YOUR TASK: Extract each line of the material that follows exactly and omit its pictures.

PROVIDED MATERIAL:
[BEGIN]

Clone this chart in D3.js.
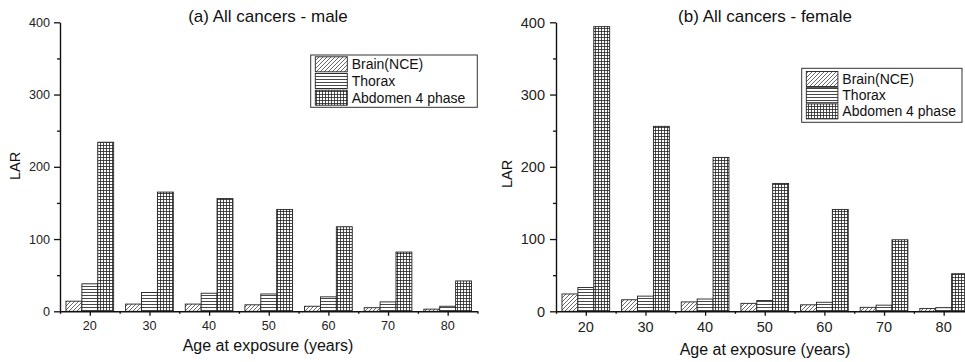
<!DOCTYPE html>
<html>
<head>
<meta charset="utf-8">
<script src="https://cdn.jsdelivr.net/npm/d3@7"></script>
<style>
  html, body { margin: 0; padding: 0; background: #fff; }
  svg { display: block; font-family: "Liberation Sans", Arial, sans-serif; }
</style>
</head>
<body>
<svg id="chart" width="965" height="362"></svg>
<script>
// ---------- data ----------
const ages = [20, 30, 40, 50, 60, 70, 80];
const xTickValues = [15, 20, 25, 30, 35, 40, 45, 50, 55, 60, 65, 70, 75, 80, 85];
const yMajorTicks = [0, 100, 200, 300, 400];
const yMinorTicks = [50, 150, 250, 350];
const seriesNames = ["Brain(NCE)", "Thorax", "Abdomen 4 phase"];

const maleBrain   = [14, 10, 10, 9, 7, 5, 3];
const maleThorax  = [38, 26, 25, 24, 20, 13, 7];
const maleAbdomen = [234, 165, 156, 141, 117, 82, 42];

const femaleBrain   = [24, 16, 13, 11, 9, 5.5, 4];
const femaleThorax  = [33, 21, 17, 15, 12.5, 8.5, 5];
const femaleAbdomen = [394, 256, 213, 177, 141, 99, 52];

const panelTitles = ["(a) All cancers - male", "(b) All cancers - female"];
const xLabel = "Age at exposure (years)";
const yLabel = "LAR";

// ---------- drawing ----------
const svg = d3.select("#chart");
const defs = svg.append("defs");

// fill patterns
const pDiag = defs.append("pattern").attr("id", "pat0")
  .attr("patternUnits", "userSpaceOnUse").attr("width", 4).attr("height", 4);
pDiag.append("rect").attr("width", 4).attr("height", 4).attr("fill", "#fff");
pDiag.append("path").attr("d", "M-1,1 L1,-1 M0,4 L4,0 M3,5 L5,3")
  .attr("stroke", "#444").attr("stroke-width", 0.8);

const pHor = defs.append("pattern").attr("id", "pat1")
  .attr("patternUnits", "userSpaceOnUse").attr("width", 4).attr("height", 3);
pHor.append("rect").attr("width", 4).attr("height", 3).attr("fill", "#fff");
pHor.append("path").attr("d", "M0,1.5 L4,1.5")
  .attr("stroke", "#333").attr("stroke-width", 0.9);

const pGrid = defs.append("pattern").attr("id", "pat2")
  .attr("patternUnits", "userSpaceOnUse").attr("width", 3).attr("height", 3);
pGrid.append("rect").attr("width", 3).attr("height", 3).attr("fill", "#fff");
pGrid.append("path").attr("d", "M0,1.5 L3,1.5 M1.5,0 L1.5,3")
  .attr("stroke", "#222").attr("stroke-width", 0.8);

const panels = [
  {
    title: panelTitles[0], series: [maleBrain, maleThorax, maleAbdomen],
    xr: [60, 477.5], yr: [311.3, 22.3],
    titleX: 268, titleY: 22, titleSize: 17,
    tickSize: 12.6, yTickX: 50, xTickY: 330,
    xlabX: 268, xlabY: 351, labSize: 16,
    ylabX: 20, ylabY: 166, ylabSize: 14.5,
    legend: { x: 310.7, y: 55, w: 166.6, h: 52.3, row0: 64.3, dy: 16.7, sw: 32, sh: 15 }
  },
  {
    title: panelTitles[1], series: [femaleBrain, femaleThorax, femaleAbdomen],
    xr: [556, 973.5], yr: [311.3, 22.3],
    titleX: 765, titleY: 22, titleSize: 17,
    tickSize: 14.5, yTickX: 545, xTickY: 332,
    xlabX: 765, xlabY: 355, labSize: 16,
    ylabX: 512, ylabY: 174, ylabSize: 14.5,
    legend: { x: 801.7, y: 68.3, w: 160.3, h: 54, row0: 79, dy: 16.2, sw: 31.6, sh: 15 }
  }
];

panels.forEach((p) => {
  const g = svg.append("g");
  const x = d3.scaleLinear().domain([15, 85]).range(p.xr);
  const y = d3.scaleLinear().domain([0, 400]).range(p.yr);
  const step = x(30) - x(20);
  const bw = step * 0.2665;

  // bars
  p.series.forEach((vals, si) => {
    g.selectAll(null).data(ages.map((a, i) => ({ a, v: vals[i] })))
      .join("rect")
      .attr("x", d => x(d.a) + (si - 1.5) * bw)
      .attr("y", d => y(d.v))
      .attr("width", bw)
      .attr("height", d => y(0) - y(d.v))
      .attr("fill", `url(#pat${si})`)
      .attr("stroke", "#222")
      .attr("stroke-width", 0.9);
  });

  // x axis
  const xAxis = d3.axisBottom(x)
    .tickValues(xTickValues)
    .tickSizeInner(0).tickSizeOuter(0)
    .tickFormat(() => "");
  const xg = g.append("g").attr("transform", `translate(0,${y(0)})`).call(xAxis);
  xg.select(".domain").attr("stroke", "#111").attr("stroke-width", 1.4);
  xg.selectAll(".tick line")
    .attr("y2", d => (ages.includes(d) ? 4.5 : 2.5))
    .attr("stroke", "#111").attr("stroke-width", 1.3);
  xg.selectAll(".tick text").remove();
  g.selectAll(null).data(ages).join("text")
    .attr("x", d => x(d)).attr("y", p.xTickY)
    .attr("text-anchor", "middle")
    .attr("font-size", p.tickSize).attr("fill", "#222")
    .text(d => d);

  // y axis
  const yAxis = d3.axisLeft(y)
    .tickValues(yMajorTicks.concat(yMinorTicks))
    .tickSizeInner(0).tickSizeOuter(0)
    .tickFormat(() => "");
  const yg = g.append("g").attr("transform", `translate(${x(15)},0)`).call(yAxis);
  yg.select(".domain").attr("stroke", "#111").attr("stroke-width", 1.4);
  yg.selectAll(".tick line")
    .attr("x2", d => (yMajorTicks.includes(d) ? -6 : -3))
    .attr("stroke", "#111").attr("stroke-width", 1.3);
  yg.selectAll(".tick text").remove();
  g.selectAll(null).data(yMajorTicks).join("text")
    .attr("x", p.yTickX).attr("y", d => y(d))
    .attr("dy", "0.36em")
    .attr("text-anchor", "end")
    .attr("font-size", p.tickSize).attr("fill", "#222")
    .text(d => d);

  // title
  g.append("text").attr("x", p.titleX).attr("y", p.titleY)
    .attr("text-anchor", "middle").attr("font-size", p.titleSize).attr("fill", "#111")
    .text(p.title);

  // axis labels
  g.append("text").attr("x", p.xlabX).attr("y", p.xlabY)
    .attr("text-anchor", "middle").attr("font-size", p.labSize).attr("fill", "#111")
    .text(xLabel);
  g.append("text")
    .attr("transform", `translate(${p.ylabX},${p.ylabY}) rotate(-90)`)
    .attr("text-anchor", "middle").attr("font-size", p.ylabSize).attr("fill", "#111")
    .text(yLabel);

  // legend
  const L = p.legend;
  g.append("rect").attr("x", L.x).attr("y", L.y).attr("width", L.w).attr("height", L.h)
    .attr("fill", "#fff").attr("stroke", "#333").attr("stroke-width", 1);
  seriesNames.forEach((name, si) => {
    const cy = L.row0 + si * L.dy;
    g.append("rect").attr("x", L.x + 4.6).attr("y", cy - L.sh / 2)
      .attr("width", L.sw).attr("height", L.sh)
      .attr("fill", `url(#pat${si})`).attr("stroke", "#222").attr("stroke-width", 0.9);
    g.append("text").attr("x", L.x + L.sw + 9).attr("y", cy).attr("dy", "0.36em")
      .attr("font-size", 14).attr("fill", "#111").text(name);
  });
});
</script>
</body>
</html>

[END]

CORRECT RESULT:
Clone this chart in D3.js.
<!DOCTYPE html>
<html>
<head>
<meta charset="utf-8">
<script src="https://cdn.jsdelivr.net/npm/d3@7"></script>
<style>
  html, body { margin: 0; padding: 0; background: #fff; }
  svg { display: block; font-family: "Liberation Sans", Arial, sans-serif; }
</style>
</head>
<body>
<svg id="chart" width="965" height="362"></svg>
<script>
// ---------- data ----------
const ages = [20, 30, 40, 50, 60, 70, 80];
const xTickValues = [15, 20, 25, 30, 35, 40, 45, 50, 55, 60, 65, 70, 75, 80, 85];
const yMajorTicks = [0, 100, 200, 300, 400];
const yMinorTicks = [50, 150, 250, 350];
const seriesNames = ["Brain(NCE)", "Thorax", "Abdomen 4 phase"];

const maleBrain   = [14, 10, 10, 9, 7, 5, 3];
const maleThorax  = [38, 26, 25, 24, 20, 13, 7];
const maleAbdomen = [234, 165, 156, 141, 117, 82, 42];

const femaleBrain   = [24, 16, 13, 11, 9, 5.5, 4];
const femaleThorax  = [33, 21, 17, 15, 12.5, 8.5, 5];
const femaleAbdomen = [394, 256, 213, 177, 141, 99, 52];

const panelTitles = ["(a) All cancers - male", "(b) All cancers - female"];
const xLabel = "Age at exposure (years)";
const yLabel = "LAR";

// ---------- drawing ----------
const svg = d3.select("#chart");
const defs = svg.append("defs");

// fill patterns
const pDiag = defs.append("pattern").attr("id", "pat0")
  .attr("patternUnits", "userSpaceOnUse").attr("width", 4).attr("height", 4);
pDiag.append("rect").attr("width", 4).attr("height", 4).attr("fill", "#fff");
pDiag.append("path").attr("d", "M-1,1 L1,-1 M0,4 L4,0 M3,5 L5,3")
  .attr("stroke", "#444").attr("stroke-width", 0.8);

const pHor = defs.append("pattern").attr("id", "pat1")
  .attr("patternUnits", "userSpaceOnUse").attr("width", 4).attr("height", 3);
pHor.append("rect").attr("width", 4).attr("height", 3).attr("fill", "#fff");
pHor.append("path").attr("d", "M0,1.5 L4,1.5")
  .attr("stroke", "#333").attr("stroke-width", 0.9);

const pGrid = defs.append("pattern").attr("id", "pat2")
  .attr("patternUnits", "userSpaceOnUse").attr("width", 3).attr("height", 3);
pGrid.append("rect").attr("width", 3).attr("height", 3).attr("fill", "#fff");
pGrid.append("path").attr("d", "M0,1.5 L3,1.5 M1.5,0 L1.5,3")
  .attr("stroke", "#222").attr("stroke-width", 0.8);

const panels = [
  {
    title: panelTitles[0], series: [maleBrain, maleThorax, maleAbdomen],
    xr: [60, 477.5], yr: [311.3, 22.3],
    titleX: 268, titleY: 22, titleSize: 17,
    tickSize: 12.6, yTickX: 50, xTickY: 330,
    xlabX: 268, xlabY: 351, labSize: 16,
    ylabX: 20, ylabY: 166, ylabSize: 14.5,
    legend: { x: 310.7, y: 55, w: 166.6, h: 52.3, row0: 64.3, dy: 16.7, sw: 32, sh: 15 }
  },
  {
    title: panelTitles[1], series: [femaleBrain, femaleThorax, femaleAbdomen],
    xr: [556, 973.5], yr: [311.3, 22.3],
    titleX: 765, titleY: 22, titleSize: 17,
    tickSize: 14.5, yTickX: 545, xTickY: 332,
    xlabX: 765, xlabY: 355, labSize: 16,
    ylabX: 512, ylabY: 174, ylabSize: 14.5,
    legend: { x: 801.7, y: 68.3, w: 160.3, h: 54, row0: 79, dy: 16.2, sw: 31.6, sh: 15 }
  }
];

panels.forEach((p) => {
  const g = svg.append("g");
  const x = d3.scaleLinear().domain([15, 85]).range(p.xr);
  const y = d3.scaleLinear().domain([0, 400]).range(p.yr);
  const step = x(30) - x(20);
  const bw = step * 0.2665;

  // bars
  p.series.forEach((vals, si) => {
    g.selectAll(null).data(ages.map((a, i) => ({ a, v: vals[i] })))
      .join("rect")
      .attr("x", d => x(d.a) + (si - 1.5) * bw)
      .attr("y", d => y(d.v))
      .attr("width", bw)
      .attr("height", d => y(0) - y(d.v))
      .attr("fill", `url(#pat${si})`)
      .attr("stroke", "#222")
      .attr("stroke-width", 0.9);
  });

  // x axis
  const xAxis = d3.axisBottom(x)
    .tickValues(xTickValues)
    .tickSizeInner(0).tickSizeOuter(0)
    .tickFormat(() => "");
  const xg = g.append("g").attr("transform", `translate(0,${y(0)})`).call(xAxis);
  xg.select(".domain").attr("stroke", "#111").attr("stroke-width", 1.4);
  xg.selectAll(".tick line")
    .attr("y2", d => (ages.includes(d) ? 4.5 : 2.5))
    .attr("stroke", "#111").attr("stroke-width", 1.3);
  xg.selectAll(".tick text").remove();
  g.selectAll(null).data(ages).join("text")
    .attr("x", d => x(d)).attr("y", p.xTickY)
    .attr("text-anchor", "middle")
    .attr("font-size", p.tickSize).attr("fill", "#222")
    .text(d => d);

  // y axis
  const yAxis = d3.axisLeft(y)
    .tickValues(yMajorTicks.concat(yMinorTicks))
    .tickSizeInner(0).tickSizeOuter(0)
    .tickFormat(() => "");
  const yg = g.append("g").attr("transform", `translate(${x(15)},0)`).call(yAxis);
  yg.select(".domain").attr("stroke", "#111").attr("stroke-width", 1.4);
  yg.selectAll(".tick line")
    .attr("x2", d => (yMajorTicks.includes(d) ? -6 : -3))
    .attr("stroke", "#111").attr("stroke-width", 1.3);
  yg.selectAll(".tick text").remove();
  g.selectAll(null).data(yMajorTicks).join("text")
    .attr("x", p.yTickX).attr("y", d => y(d))
    .attr("dy", "0.36em")
    .attr("text-anchor", "end")
    .attr("font-size", p.tickSize).attr("fill", "#222")
    .text(d => d);

  // title
  g.append("text").attr("x", p.titleX).attr("y", p.titleY)
    .attr("text-anchor", "middle").attr("font-size", p.titleSize).attr("fill", "#111")
    .text(p.title);

  // axis labels
  g.append("text").attr("x", p.xlabX).attr("y", p.xlabY)
    .attr("text-anchor", "middle").attr("font-size", p.labSize).attr("fill", "#111")
    .text(xLabel);
  g.append("text")
    .attr("transform", `translate(${p.ylabX},${p.ylabY}) rotate(-90)`)
    .attr("text-anchor", "middle").attr("font-size", p.ylabSize).attr("fill", "#111")
    .text(yLabel);

  // legend
  const L = p.legend;
  g.append("rect").attr("x", L.x).attr("y", L.y).attr("width", L.w).attr("height", L.h)
    .attr("fill", "#fff").attr("stroke", "#333").attr("stroke-width", 1);
  seriesNames.forEach((name, si) => {
    const cy = L.row0 + si * L.dy;
    g.append("rect").attr("x", L.x + 4.6).attr("y", cy - L.sh / 2)
      .attr("width", L.sw).attr("height", L.sh)
      .attr("fill", `url(#pat${si})`).attr("stroke", "#222").attr("stroke-width", 0.9);
    g.append("text").attr("x", L.x + L.sw + 9).attr("y", cy).attr("dy", "0.36em")
      .attr("font-size", 14).attr("fill", "#111").text(name);
  });
});
</script>
</body>
</html>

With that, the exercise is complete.